Listening to – Snow Patrol’s ‘Please Just Take These Photos,’ The Eagles’ ‘Seven Bridges Road,’ Don Henley’s ‘Sunset Grill,’ The Cars’ ‘Good Times Roll,’ Cheap Trick’s ‘Speak Now or Forever Hold Your Peace,’ The Verve’s ‘Bittersweet Symphony,’ and U2’s ‘Crumbs From Your Table.’
Quote to Inspire – “It’s not how a photographer looks at the world that is important. It’s their intimate relationship with it.” – Antoine D’Agata
From school I drove home on streets that are slick, polished ice. They are not quite treacherous, only difficult to begin moving on in a half-ton truck without weight in the box.
So … Christmas lights – I arrived early and had good post-dusk light. The homeowner did have the Christmas lights on already and clouds feathered against a silver blue sky as background. I framed the shots taken to include more sky but ended up cropping to balance things out in the images. In terms of setting, I had the white balance set to Tungsten and the blue derived from the sky was more tending to a dark turquoise than royal blue.

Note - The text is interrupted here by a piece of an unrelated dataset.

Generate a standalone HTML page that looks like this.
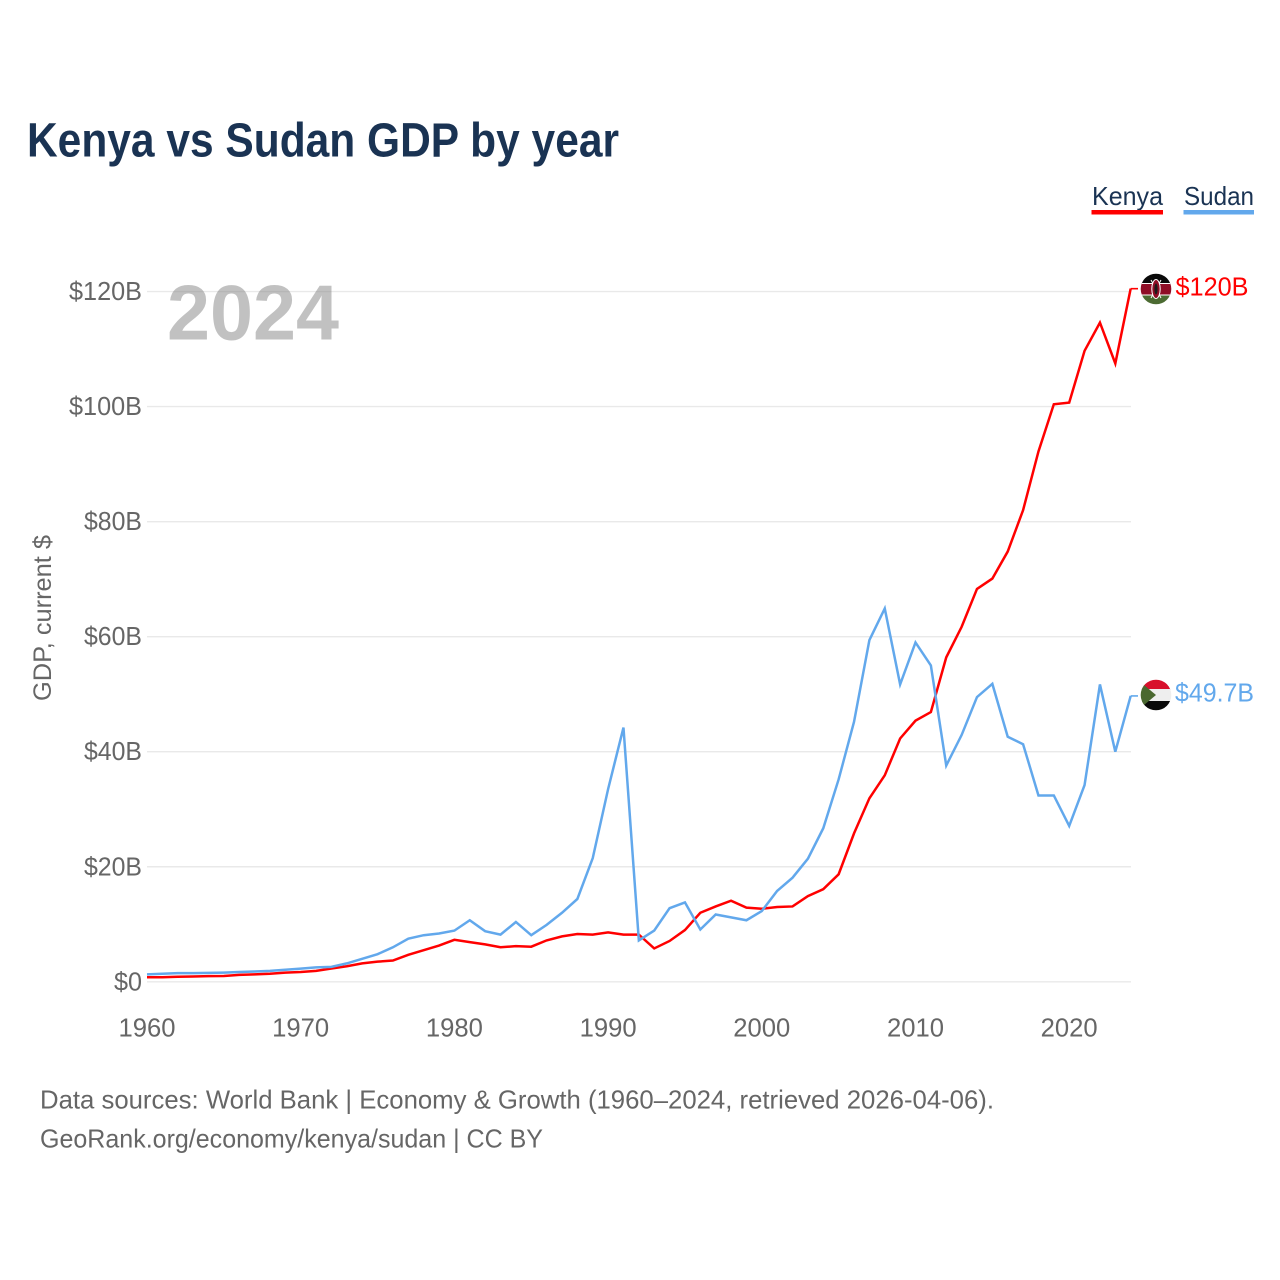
<!DOCTYPE html>
<html lang="en">
<head>
<meta charset="utf-8">
<title>Kenya vs Sudan GDP by year</title>
<style>
html,body{margin:0;padding:0;background:#fff;}
svg{display:block;font-family:"Liberation Sans",sans-serif;}
</style>
</head>
<body>
<svg id="chart" xmlns="http://www.w3.org/2000/svg" width="1280" height="1280" viewBox="0 0 1280 1280">
  <defs>
    <clipPath id="flag-clip-ke"><circle cx="1156" cy="289" r="15.3"/></clipPath>
    <clipPath id="flag-clip-sd"><circle cx="1156" cy="695" r="15.3"/></clipPath>
  </defs>
  <rect x="0" y="0" width="1280" height="1280" fill="#ffffff"/>
  <text x="27" y="156.5" font-size="48" font-weight="700" fill="#1a3353" textLength="592" lengthAdjust="spacingAndGlyphs">Kenya vs Sudan GDP by year</text>

  <g>
    <text x="1092" y="205" font-size="26" fill="#1a3353" textLength="71" lengthAdjust="spacingAndGlyphs">Kenya</text>
    <rect x="1091.5" y="210" width="71.5" height="4.5" fill="#ff0000"/>
  </g>
  <g>
    <text x="1184" y="205" font-size="26" fill="#1a3353" textLength="70" lengthAdjust="spacingAndGlyphs">Sudan</text>
    <rect x="1183.5" y="210" width="70.5" height="4.5" fill="#62a8ec"/>
  </g>

  <text transform="translate(51 618) rotate(-90)" text-anchor="middle" font-size="25" fill="#666666" textLength="166" lengthAdjust="spacingAndGlyphs">GDP, current $</text>

  <g id="grid"></g>
  <g id="y-ticks"></g>
  <g id="x-ticks"></g>

  <text x="167" y="339.5" font-size="78" font-weight="700" fill="#888888" fill-opacity="0.52" textLength="172" lengthAdjust="spacingAndGlyphs">2024</text>

  <g id="series"></g>

  <g clip-path="url(#flag-clip-ke)">
    <rect x="1140" y="273" width="32" height="11" fill="#0a0a0a"/>
    <rect x="1140" y="283" width="32" height="13" fill="#ffffff"/>
    <rect x="1140" y="284" width="32" height="10.5" fill="#8f0d26"/>
    <rect x="1140" y="295.5" width="32" height="10" fill="#4c6b32"/>
    <line x1="1151" y1="280" x2="1161" y2="298" stroke="#ffffff" stroke-width="1"/>
    <line x1="1161" y1="280" x2="1151" y2="298" stroke="#ffffff" stroke-width="1"/>
    <ellipse cx="1156" cy="289" rx="4.2" ry="9.5" fill="#8f0d26" stroke="#ffffff" stroke-width="1"/>
    <ellipse cx="1156" cy="289" rx="1.6" ry="5.5" fill="#1a1a1a"/>
  </g>
  <g clip-path="url(#flag-clip-sd)">
    <rect x="1140" y="679" width="32" height="10.5" fill="#d8102c"/>
    <rect x="1140" y="689" width="32" height="12.5" fill="#eeeeee"/>
    <rect x="1140" y="701" width="32" height="11" fill="#0a0a0a"/>
    <polygon points="1136,678.3 1156,695 1136,711.7" fill="#4a682f"/>
  </g>

  <g id="end-labels"></g>

  <text x="40" y="1108.5" font-size="26" fill="#666666" textLength="954" lengthAdjust="spacingAndGlyphs">Data sources: World Bank | Economy &amp; Growth (1960–2024, retrieved 2026-04-06).</text>
  <text x="40" y="1147.5" font-size="26" fill="#666666" textLength="503" lengthAdjust="spacingAndGlyphs">GeoRank.org/economy/kenya/sudan | CC BY</text>
</svg>
<script>
const firstYear = 1960;
const kenyaValues = [0.79,0.79,0.87,0.93,0.98,1.0,1.2,1.3,1.4,1.6,1.7,1.9,2.3,2.7,3.2,3.5,3.7,4.7,5.5,6.3,7.3,6.9,6.5,6.0,6.2,6.1,7.2,7.9,8.3,8.2,8.6,8.2,8.2,5.8,7.1,9.0,12.0,13.1,14.1,12.9,12.7,13.0,13.1,14.9,16.1,18.7,25.8,31.9,35.9,42.3,45.4,46.9,56.4,61.7,68.3,70.1,74.8,82.0,92.2,100.4,100.7,109.7,114.6,107.5,120.5];
const sudanValues = [1.3,1.4,1.5,1.5,1.55,1.6,1.7,1.8,1.9,2.1,2.3,2.5,2.6,3.2,4.0,4.8,6.0,7.5,8.1,8.4,8.9,10.7,8.8,8.2,10.4,8.1,9.9,12.0,14.4,21.5,33.5,44.2,7.2,8.9,12.8,13.8,9.1,11.7,11.2,10.7,12.3,15.8,18.1,21.4,26.7,35.2,45.2,59.4,64.9,51.7,59.0,55.0,37.6,42.9,49.5,51.8,42.6,41.3,32.4,32.4,27.1,34.2,51.7,40.0,49.7];
const yTickValues = [0,20,40,60,80,100,120];
const yTickLabels = ["$0","$20B","$40B","$60B","$80B","$100B","$120B"];
const xTickYears = [1960,1970,1980,1990,2000,2010,2020];
const kenyaEndLabel = "$120B";
const sudanEndLabel = "$49.7B";

const NS = "http://www.w3.org/2000/svg";
function xScale(year){ return 147 + (year - 1960) * 15.37; }
function yScale(v){ return 981.8 - v * 5.752; }
function make(tag, parent, attrs){
  const el = document.createElementNS(NS, tag);
  for (const k in attrs) el.setAttribute(k, attrs[k]);
  parent.appendChild(el);
  return el;
}
const grid = document.getElementById("grid");
const yTicks = document.getElementById("y-ticks");
const xTicks = document.getElementById("x-ticks");
const series = document.getElementById("series");
const endLabels = document.getElementById("end-labels");

yTickValues.forEach(function(v, i){
  const line = make("line", grid, {x1:147, x2:1131, y1:yScale(v), y2:yScale(v), stroke:"#e9e9e9", "stroke-width":1.4});
  
  
  const label = make("text", yTicks, {x:142, y:yScale(v)+8.5, "text-anchor":"end", "font-size":25.5, fill:"#666666", textLength:yTickLabels[i].length*15-2, lengthAdjust:"spacingAndGlyphs"});
  label.textContent = yTickLabels[i];
  
  
});
xTickYears.forEach(function(y){
  const label = make("text", xTicks, {x:xScale(y), y:1036.5, "text-anchor":"middle", "font-size":25.5, fill:"#666666", textLength:57, lengthAdjust:"spacingAndGlyphs"});
  label.textContent = String(y);
  
  
});
function pathFor(values){
  let d = "";
  values.forEach(function(v, i){
    d += (i ? "L" : "M") + xScale(firstYear + i).toFixed(2) + " " + yScale(v).toFixed(2);
  });
  return d;
}
function connectorFor(values){
  const last = values[values.length - 1];
  return "M" + xScale(firstYear + values.length - 1).toFixed(2) + " " + yScale(last).toFixed(2) + "L1138 " + yScale(last).toFixed(2);
}
const kenyaLine = make("path", series, {d:pathFor(kenyaValues), fill:"none", stroke:"#ff0000", "stroke-width":2.5, "stroke-linejoin":"miter"});


const kenyaConnector = make("path", series, {d:connectorFor(kenyaValues), fill:"none", stroke:"#ff0000", "stroke-width":1.6});


const sudanLine = make("path", series, {d:pathFor(sudanValues), fill:"none", stroke:"#62a8ec", "stroke-width":2.5, "stroke-linejoin":"miter"});


const sudanConnector = make("path", series, {d:connectorFor(sudanValues), fill:"none", stroke:"#62a8ec", "stroke-width":1.6});



const kLabel = make("text", endLabels, {x:1175.5, y:295.5, "font-size":25.5, fill:"#ff0000", textLength:73, lengthAdjust:"spacingAndGlyphs"});
kLabel.textContent = kenyaEndLabel;


const sLabel = make("text", endLabels, {x:1175, y:701.5, "font-size":25.5, fill:"#62a8ec", textLength:79, lengthAdjust:"spacingAndGlyphs"});
sLabel.textContent = sudanEndLabel;


</script>
</body>
</html>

The matter of having a reflective surface in the foreground is really the idea that reflection of lights within a foreground surface should artfully double or duplicate the subject photographed doubling the number, size and shape of the Christmas lights. As I thought this through the hood of a vehicle was my first conceptualization of this technique; but, Kyle Thomas www.kylewith.com has demonstrated that the side of a vehicle can be used artfully to bounce or reflect different subjects … the side of a clean, glossy vehicle should serve to reflect among other things … Christmas lights. The snow does reflect light, but it does so more in an atmospheric glow of the dominant colour among the Christmas lights.
I did use a tripod to steady my 60D. But, using the tripod is forcing me to think through composition because manoeuvrability of the camera on top of a tripod has some limitations; usually I see and understand the composition as I move toward it and find it. The movement of the camera to the best composition on top of a tripod is more mechanistic and I suppose I have not only to think through the lens but through the tripod structure and its movement, as well. I’ve been using the live view display with the pistol grip to position the camera in terms of composition; then I’ve been using manual focus with the plus ( + ) settings within live view to focus accurately upon the subject.
Tonight, I worked with an ISO of 100 and f-stops between 8 and 11. The duration of the exposures is anywhere from 8 seconds to 30 seconds. I did shoot once every minute or so and can track the sky’s darkening through the pictures. I took fifteen shots tonight, three of which I include here. Point of Consideration – in these town shots the mix of Christmas lights and ambient light combines with street lights that light the roadway, the yard and the house. The effect of Christmas lights against ambient light should be more striking if street lights are excluded; I may need to find a farm in the vicinity that has used Christmas lights well and on their own, away from powerful farm lights.
Other thoughts – I am taking public shots of Christmas lights around town; watching someone photograph your home and its lights must be a bit awkward if it’s not happened before. Maybe I’ll present a photo of the sight to the homeowner as a positive, goodwill gesture.
The shot I like is the one with grey skies; my daughter and wife like the other two.